## YOUR OBJECTIVE
Show every line in the records below that contains the word "this".
- - - -
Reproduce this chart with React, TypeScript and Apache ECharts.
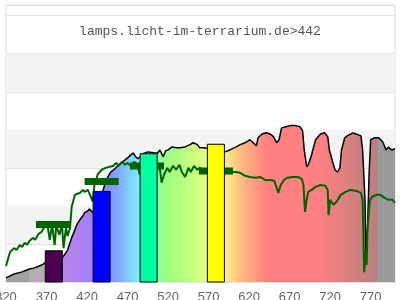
import React, { useEffect, useRef } from "react";
import * as echarts from "echarts";

const TITLE = "lamps.licht-im-terrarium.de>442";

// reference spectrum (black outline) [nm, relative intensity]
const SUN: [number, number][] = [
  [320, 0.11], [330, 0.21], [339, 0.26], [349, 0.34], [355, 0.37], [361, 0.42], [366, 0.47],
  [370, 0.53], [380, 0.58], [389, 0.63], [392, 0.71], [396, 0.84], [401, 1.16], [405, 1.37],
  [408, 1.53], [411, 1.63], [415, 1.74], [417, 1.82], [421, 1.87], [423, 1.92], [426, 1.84],
  [430, 1.9], [438, 2.3], [444, 2.7], [449, 2.89], [454, 2.97], [460, 3.1], [467, 3.21],
  [470, 3.26], [474, 3.34], [477, 3.39], [480, 3.29], [483, 3.24], [490, 3.38], [495, 3.42],
  [502, 3.4], [507, 3.39], [510, 3.47], [514, 3.29], [517, 3.45], [520, 3.47], [525, 3.55],
  [530, 3.53], [535, 3.53], [541, 3.55], [547, 3.61], [551, 3.66], [556, 3.61], [559, 3.53],
  [564, 3.53], [570, 3.5], [578, 3.48], [585, 3.44], [590, 3.42], [594, 3.45], [599, 3.5],
  [604, 3.55], [609, 3.61], [615, 3.66], [619, 3.71], [621, 3.74], [625, 3.66], [629, 3.58],
  [631, 3.79], [636, 3.89], [641, 3.92], [646, 3.89], [650, 3.82], [654, 3.66], [657, 3.74],
  [660, 4.05], [665, 4.08], [671, 4.11], [677, 4.11], [683, 4.08], [686, 3.97], [688, 3.47],
  [691, 3.03], [693, 3.08], [697, 3.34], [702, 3.74], [708, 3.89], [713, 3.92], [717, 3.82],
  [719, 3.47], [723, 3.16], [726, 2.95], [729, 2.89], [732, 3.0], [734, 3.47], [738, 3.79],
  [741, 3.84], [748, 3.92], [752, 3.89], [758, 3.84], [760, 3.47], [763, 2.16], [764, 0.84],
  [766, 1.37], [768, 2.82], [770, 3.74], [775, 3.79], [780, 3.79], [785, 3.68], [789, 3.47],
  [792, 3.55], [796, 3.47], [800, 3.5],
];

// lamp spectrum (green line) [nm, relative intensity]
const LAMP: [number, number][] = [
  [320, 0.42], [325, 0.79], [330, 0.89], [333, 0.84], [337, 0.97], [340, 0.92], [343, 1.03],
  [346, 0.98], [349, 1.08], [353, 1.16], [356, 1.11], [360, 1.26], [364, 1.32], [368, 1.47],
  [371, 1.53], [374, 1.11], [377, 1.5], [380, 0.97], [382, 1.47], [386, 1.24], [389, 1.53],
  [391, 0.89], [394, 1.42], [396, 1.21], [399, 1.42], [401, 1.97], [405, 2.29], [408, 2.32],
  [411, 2.34], [415, 2.42], [417, 2.37], [421, 2.42], [423, 2.32], [427, 2.11], [429, 2.53],
  [433, 2.82], [438, 2.95], [443, 3.0], [448, 3.03], [452, 3.05], [456, 3.13], [459, 3.05],
  [463, 3.16], [467, 3.08], [470, 3.13], [474, 3.05], [478, 3.16], [482, 3.08], [485, 2.82],
  [495, 3.05], [507, 3.08], [510, 2.95], [512, 2.61], [515, 2.82], [519, 3.0], [522, 2.89],
  [526, 3.05], [530, 2.95], [534, 3.08], [537, 2.89], [541, 2.76], [545, 3.0], [548, 2.89],
  [552, 3.05], [556, 2.95], [559, 3.0], [564, 2.95], [578, 2.93], [590, 2.95], [596, 2.89],
  [603, 2.89], [609, 2.87], [615, 2.79], [621, 2.76], [628, 2.74], [634, 2.76], [640, 2.68],
  [646, 2.68], [651, 2.66], [654, 2.47], [656, 2.34], [659, 2.55], [663, 2.68], [667, 2.74],
  [674, 2.76], [680, 2.76], [685, 2.71], [687, 2.55], [689, 1.84], [691, 2.16], [693, 2.37],
  [697, 2.42], [702, 2.5], [708, 2.55], [714, 2.53], [717, 2.42], [718, 1.76], [720, 2.16],
  [724, 2.03], [728, 2.11], [733, 2.29], [739, 2.37], [745, 2.42], [753, 2.39], [758, 2.34],
  [760, 2.16], [762, 0.26], [764, 0.84], [765, 0.45], [766, 1.37], [769, 2.16], [772, 2.24],
  [777, 2.29], [782, 2.29], [787, 2.21], [792, 2.16], [797, 2.16], [800, 2.08],
];

// bars: center nm, height
const BAR_CENTERS = [379, 438, 496, 579];
const BAR_VALUES = [0.82, 2.38, 3.37, 3.62];
const BAR_COLORS = ["#4b0050", "#0000ff", "#00ffa0", "#ffff00"];
const BAR_HALF_NM = 10.5;

// green markers: center nm, level
const MARK_CENTERS = [378, 438, 494, 579];
const MARK_VALUES = [1.51, 2.64, 3.05, 2.92];
const MARK_HALF_NM = 21;

const X_MIN = 320;
const X_MAX = 800;

// fill gradient stops [nm, colour]
const GRADIENT: [number, string][] = [
  [320, "#a0a0a0"], [348, "#a0a0a0"], [349, "#b4acb4"], [369, "#b4acb4"], [380, "#b486dc"],
  [392, "#b486e6"], [410, "#b080f0"], [428, "#a080ff"], [448, "#8890ff"], [455, "#80a0ff"],
  [470, "#80c8ff"], [485, "#80eeff"], [500, "#80ffc0"], [507, "#90ffa0"], [520, "#a0ff80"],
  [540, "#b8ff80"], [560, "#d8ff80"], [570, "#e8ff80"], [589, "#fff080"], [595, "#ffe088"],
  [605, "#ffc880"], [620, "#ffa880"], [635, "#ff9080"], [642, "#ff8080"], [705, "#ff8080"],
  [778, "#b88080"], [779, "#9a9a9a"], [800, "#9a9a9a"],
];

export default function App() {
  const ref = useRef<HTMLDivElement>(null);
  useEffect(() => {
    if (!ref.current) return;
    const chart = echarts.init(ref.current, null, { renderer: "svg" });
    const stops = GRADIENT.map(([nm, c]) => ({ offset: (nm - X_MIN) / (X_MAX - X_MIN), color: c }));
    chart.setOption({
      animation: false,
      title: {
        text: TITLE,
        left: "center",
        top: 25,
        padding: 0,
        textStyle: { fontFamily: "Liberation Mono", fontSize: 13, fontWeight: "normal", color: "#555" },
      },
      grid: {
        left: 6, right: 5, top: 5, bottom: 18,
        outerBoundsMode: "none",
        containLabel: false,
        show: true, borderColor: "#dcdcdc", borderWidth: 1,
      },
      xAxis: {
        type: "value",
        min: X_MIN,
        max: X_MAX,
        interval: 50,
        axisLine: { show: false },
        axisTick: { show: false },
        splitLine: { show: false },
        axisLabel: { showMaxLabel: false, hideOverlap: false, color: "#666", fontSize: 13, fontFamily: "Liberation Sans", margin: 8 },
      },
      yAxis: {
        type: "value",
        min: 0,
        max: 7.28,
        interval: 1,
        axisLine: { show: false },
        axisTick: { show: false },
        axisLabel: { show: false },
        splitLine: { show: true, lineStyle: { color: "#e2e2e2", width: 1 } },
      },
      series: [
        {
          type: "line",
          data: SUN,
          showSymbol: false,
          z: 2,
          lineStyle: { color: "#000", width: 1.5 },
          areaStyle: { color: new echarts.graphic.LinearGradient(0, 0, 1, 0, stops), opacity: 1 },
          markArea: {
            silent: true,
            itemStyle: { color: "#f3f3f3" },
            data: [
              [{ yAxis: 1 }, { yAxis: 2 }],
              [{ yAxis: 3 }, { yAxis: 4 }],
              [{ yAxis: 5 }, { yAxis: 6 }],
            ],
          },
        },
        {
          type: "line",
          data: LAMP,
          showSymbol: false,
          z: 3,
          lineStyle: { color: "#006400", width: 2 },
        },
        {
          type: "custom",
          z: 4,
          data: MARK_CENTERS.map((c, i) => [c, MARK_VALUES[i]]),
          renderItem: (params: any, api: any) => {
            const c = api.value(0);
            const v = api.value(1);
            const p0 = api.coord([c - MARK_HALF_NM, v]);
            const p1 = api.coord([c + MARK_HALF_NM, v]);
            return {
              type: "rect",
              shape: { x: p0[0], y: p0[1] - 3.5, width: p1[0] - p0[0], height: 7 },
              style: { fill: "#006400" },
            };
          },
        },
        {
          type: "custom",
          z: 5,
          data: BAR_CENTERS.map((c, i) => [c, BAR_VALUES[i]]),
          renderItem: (params: any, api: any) => {
            const c = api.value(0);
            const v = api.value(1);
            const p0 = api.coord([c - BAR_HALF_NM, v]);
            const p1 = api.coord([c + BAR_HALF_NM, 0]);
            return {
              type: "rect",
              shape: { x: p0[0], y: p0[1], width: p1[0] - p0[0], height: p1[1] - p0[1] },
              style: { fill: BAR_COLORS[params.dataIndex], stroke: "#000", lineWidth: 1 },
            };
          },
        },
      ],
    });
    return () => chart.dispose();
  }, []);
  return <div ref={ref} style={{ position: "fixed", left: 0, top: 0, width: 400, height: 300 }} />;
}
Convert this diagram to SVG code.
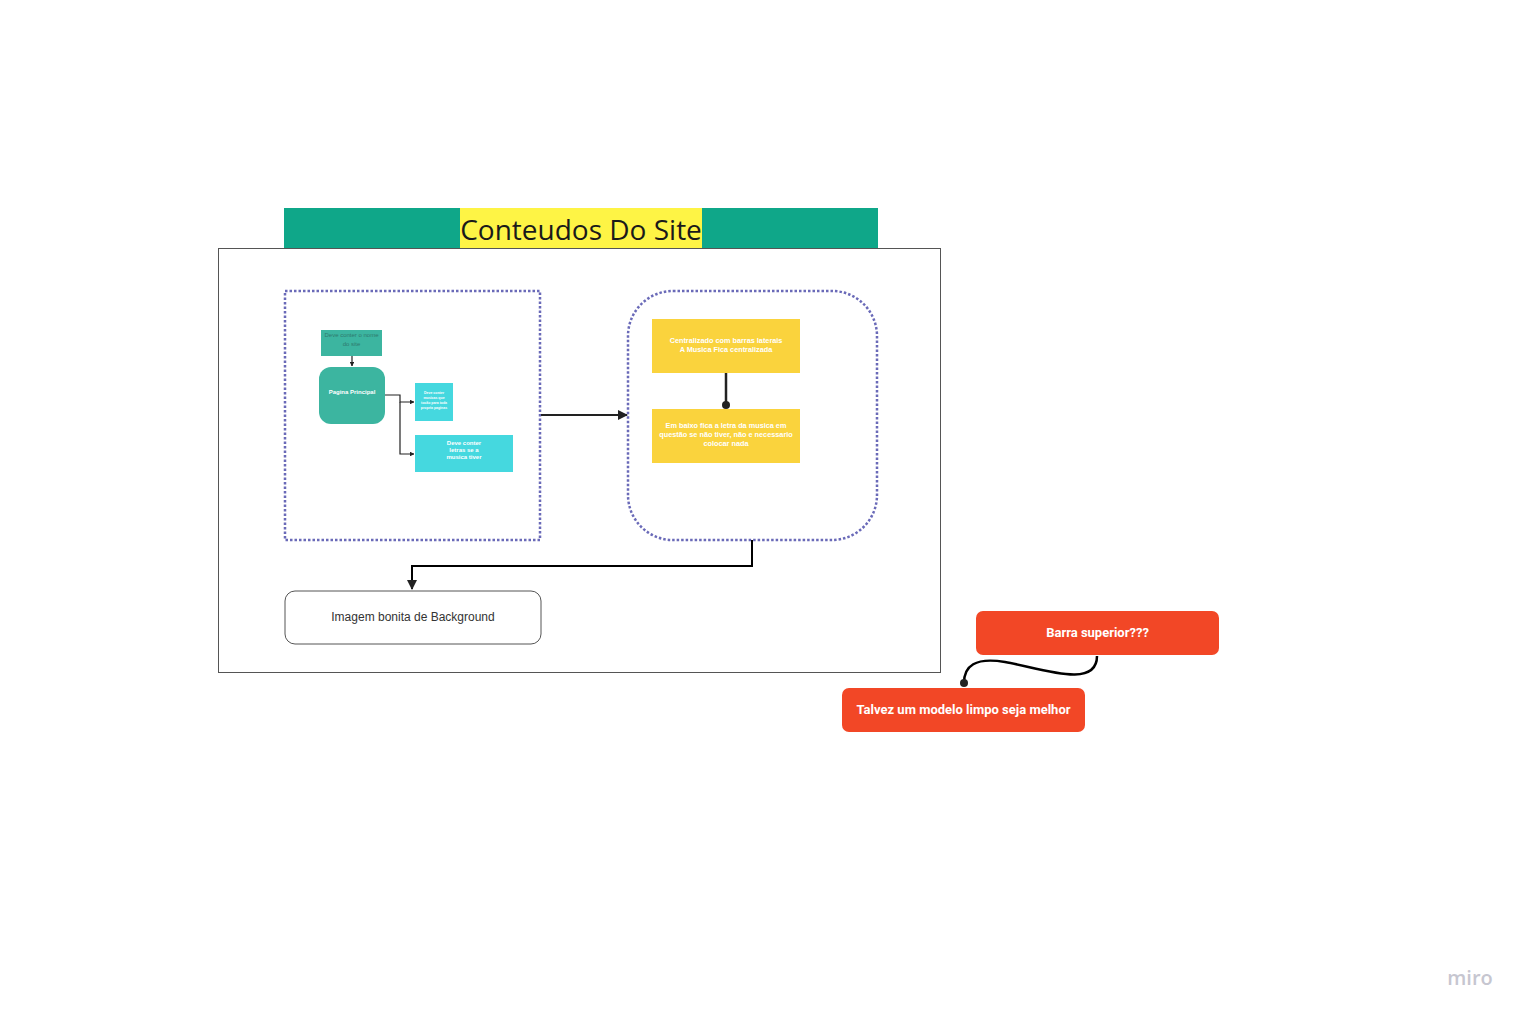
<svg xmlns="http://www.w3.org/2000/svg" width="1530" height="1020" viewBox="0 0 1530 1020">
<defs>
<style>
.dot{fill:none;stroke:#6a6ab8;stroke-width:2.5;stroke-dasharray:2.5 2}
.ln{fill:none;stroke:#222;}
.wt{fill:#fff;font-family:"Liberation Sans",Arial,sans-serif;font-weight:bold;text-anchor:middle}
.rd{fill:#f24726}
.rt{fill:#fff;font-family:Roboto,"Liberation Sans",sans-serif;font-weight:bold;font-size:13px;text-anchor:middle}
</style>
<marker id="ah" viewBox="0 0 10 10" refX="9" refY="5" markerWidth="5" markerHeight="5" orient="auto"><path d="M0,0L10,5L0,10z" fill="#222"/></marker>
<marker id="ahs" viewBox="0 0 10 10" refX="9" refY="5" markerWidth="4" markerHeight="4" orient="auto"><path d="M0,0L10,5L0,10z" fill="#222"/></marker>
<marker id="dt" viewBox="0 0 10 10" refX="5" refY="5" markerWidth="4" markerHeight="4"><circle cx="5" cy="5" r="4" fill="#222"/></marker>
</defs>
<rect width="1530" height="1020" fill="#fff"/>
<g id="frame">
<rect x="218.5" y="248.5" width="722" height="424" fill="#fff" stroke="#555" stroke-width="1"/>
</g>
<g id="header">
<rect x="284" y="208" width="594" height="40" fill="#0fa789"/>
<rect x="460" y="208" width="242" height="40" fill="#fef445"/>
<text x="581" y="240" font-family="'Open Sans',sans-serif" font-size="28" fill="#1a1a1a" text-anchor="middle">Conteudos Do Site</text>
</g>
<g id="group-left">
<rect class="dot" x="285" y="291" width="255" height="249"/>
</g>
<g id="group-right">
<rect class="dot" x="628" y="291" width="249" height="249" rx="45"/>
</g>
<g id="connectors">
<line class="ln" x1="541" y1="415" x2="627" y2="415" stroke-width="2" marker-end="url(#ah)"/>
<line class="ln" x1="352" y1="356" x2="352" y2="366" stroke-width="1.2" marker-end="url(#ahs)"/>
<path class="ln" d="M385,395 H400 V402 H414" stroke-width="1.2" marker-end="url(#ahs)"/>
<path class="ln" d="M400,402 V454 H414" stroke-width="1.2" marker-end="url(#ahs)"/>
<line class="ln" x1="726" y1="373" x2="726" y2="405" stroke-width="2.5" marker-end="url(#dt)"/>
<path d="M752,540 V566 H412 V589" fill="none" stroke="#000" stroke-width="2" marker-end="url(#ah)"/>
<path d="M1097,656 C1097,690 1040,668 1005,662 C975,657 964,666 964,683" fill="none" stroke="#000" stroke-width="2.5" marker-end="url(#dt)"/>
</g>
<g id="node-nome">
<rect x="321" y="330" width="61" height="26" fill="#3cb5a0"/>
<text x="351.5" y="337" font-family="'Liberation Sans',sans-serif" font-size="6" fill="#2f7a6e" text-anchor="middle">Deve conter o nome</text>
<text x="351.5" y="346" font-family="'Liberation Sans',sans-serif" font-size="6" fill="#2f7a6e" text-anchor="middle">do site</text>
</g>
<g id="node-principal">
<rect x="319" y="367" width="66" height="57" rx="12" fill="#3cb5a0"/>
<text class="wt" x="352" y="394" font-size="6">Pagina Principal</text>
</g>
<g id="node-musicas">
<rect x="415" y="383" width="38" height="38" fill="#45d8df"/>
<text class="wt" x="434" y="394" font-size="3.5">Deve conter</text>
<text class="wt" x="434" y="399" font-size="3.5">musicas que</text>
<text class="wt" x="434" y="404" font-size="3.5">tocão para toda</text>
<text class="wt" x="434" y="409" font-size="3.5">propria paginas</text>
</g>
<g id="node-letras">
<rect x="415" y="435" width="98" height="37" fill="#45d8df"/>
<text class="wt" x="464" y="445" font-size="6">Deve conter</text>
<text class="wt" x="464" y="452" font-size="6">letras se a</text>
<text class="wt" x="464" y="459" font-size="6">musica tiver</text>
</g>
<g id="node-centralizado">
<rect x="652" y="319" width="148" height="54" fill="#fad33d"/>
<text class="wt" x="726" y="343" font-size="7.3">Centralizado com barras laterais</text>
<text class="wt" x="726" y="352" font-size="7.3">A Musica Fica centralizada</text>
</g>
<g id="node-embaixo">
<rect x="652" y="409" width="148" height="54" fill="#fad33d"/>
<text class="wt" x="726" y="428" font-size="7.3">Em baixo fica a letra da musica em</text>
<text class="wt" x="726" y="437" font-size="7.3">questão se não tiver, não e necessario</text>
<text class="wt" x="726" y="446" font-size="7.3">colocar nada</text>
</g>
<g id="node-background">
<rect x="285" y="591" width="256" height="53" rx="10" fill="#fff" stroke="#555" stroke-width="1"/>
<text x="413" y="621" font-family="'Liberation Sans',Arial,sans-serif" font-size="12" fill="#333" text-anchor="middle">Imagem bonita de Background</text>
</g>
<g id="node-barra">
<rect class="rd" x="976" y="611" width="243" height="44" rx="7"/>
<text class="rt" x="1097.5" y="637">Barra superior???</text>
</g>
<g id="node-talvez">
<rect class="rd" x="842" y="688" width="243" height="44" rx="7"/>
<text class="rt" x="963.5" y="714">Talvez um modelo limpo seja melhor</text>
</g>
<text x="1470" y="985" font-family="'Open Sans',sans-serif" font-size="20" fill="#c6c6d0" text-anchor="middle" font-weight="600">miro</text>
</svg>
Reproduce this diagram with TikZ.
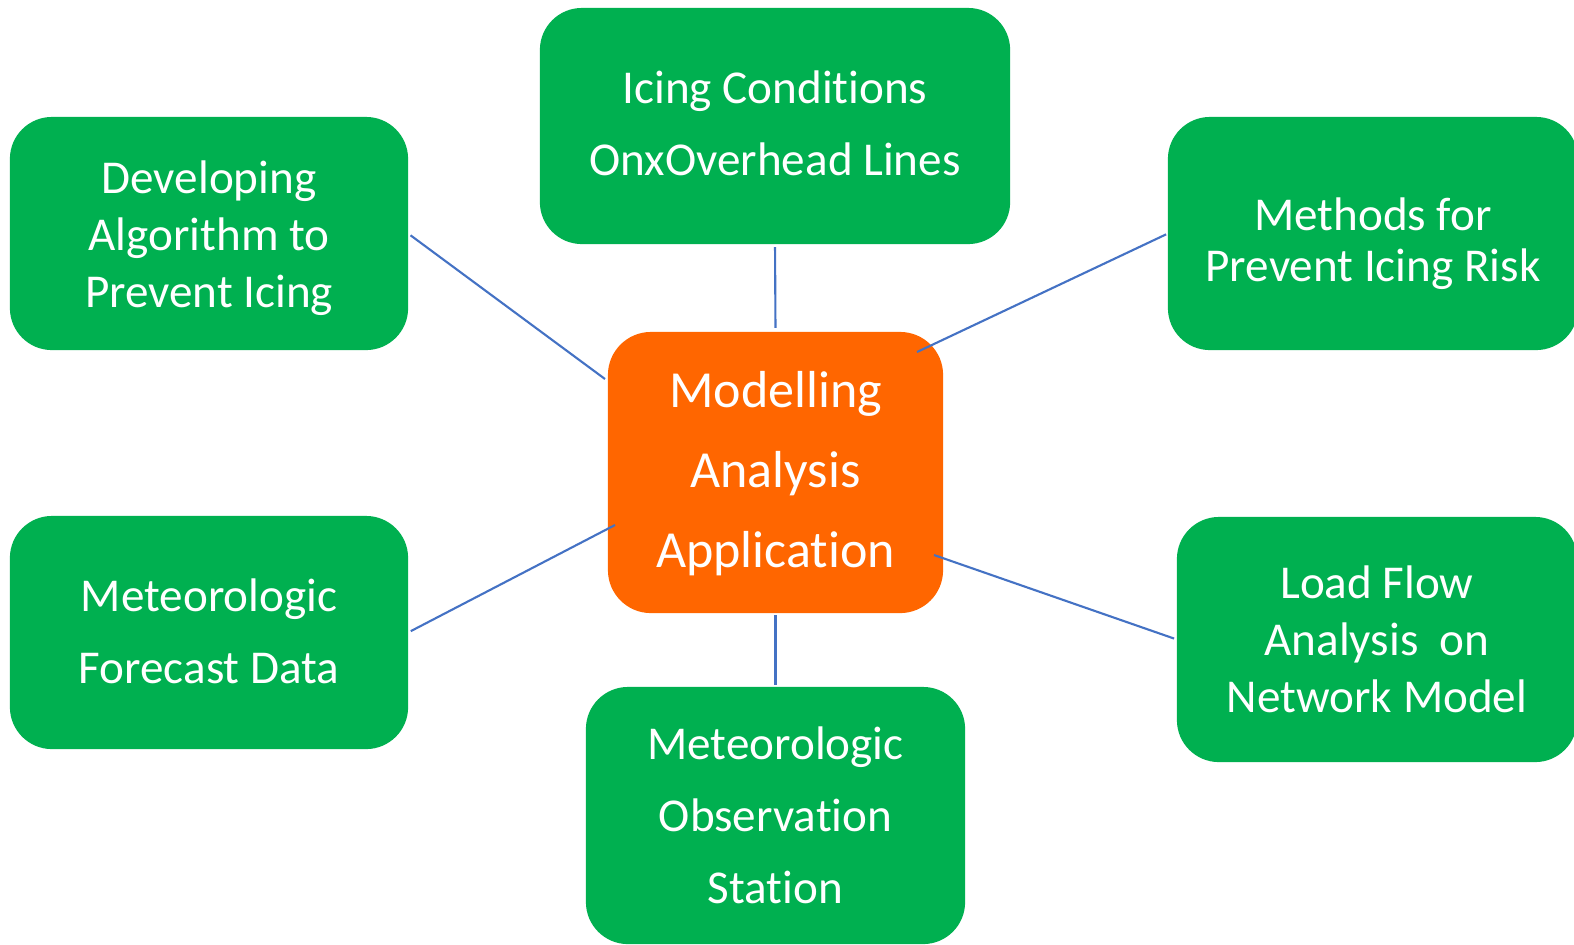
- - - -
## EXERCISE OUTPUT
Reproduce this chart with React, TypeScript and Apache ECharts.
Convert this diagram to SVG code.
Reproduce this diagram with TikZ.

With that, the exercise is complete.